Russia’s new nuclear strategy is a message to the West, according to the Kremlin

The Kremlin said on Thursday that President Vladimir Putin’s plans to change Russia’s nuclear policy should be seen as a warning to Western countries that there will be consequences if they attack Russia.

Putin said on Wednesday that Russia could use nuclear weapons if it was hit with regular missiles. He also said that any attack on Russia that was backed by a nuclear power would be seen as a joint attack by Moscow.

The Kremlin’s choice to change Russia’s official nuclear doctrine comes as the US and UK are debating whether to let Ukraine fire Western-style missiles into Russia.

Dmitry Peskov, a spokesman for the Kremlin, said that changes had been made to a paper called “The Foundations of State Policy in the Sphere of Nuclear Deterrence.”

When reporters asked Peskov if the changes were a message to the West, he said, “This should be seen as a clear message.”

“This is a signal that warns these countries about the consequences if they participate in an attack on our country by various means, and not necessarily nuclear ones,” he said.

Peskov said that that the “unprecedented confrontation” that the world was seeing was caused by the “direct involvement of Western countries, including nuclear powers,” in the Ukraine war.

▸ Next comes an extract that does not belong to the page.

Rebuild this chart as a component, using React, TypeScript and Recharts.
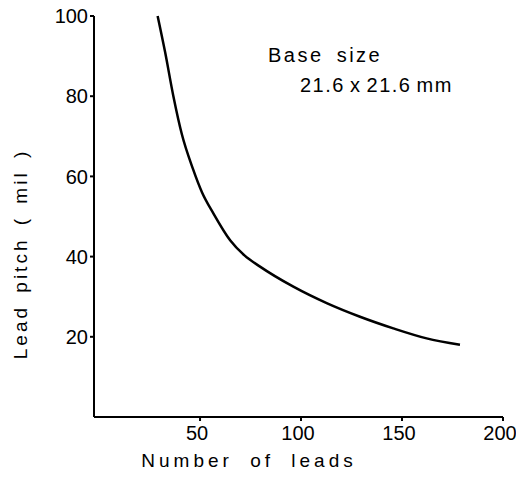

Peskov said that a choice would be made later on whether to post the nuclear papers or not.

Putin’s 2020 decree, which is now public, lays out Russia’s current nuclear policy. It says that Russia may use nuclear weapons in the event of a nuclear attack by an enemy or a conventional attack that threatens the state’s survival.

When asked if refusing a post-Soviet ban on nuclear tests had been talked about as part of the changes, Peskov said he couldn’t answer because the meeting on Wednesday had been mostly secret.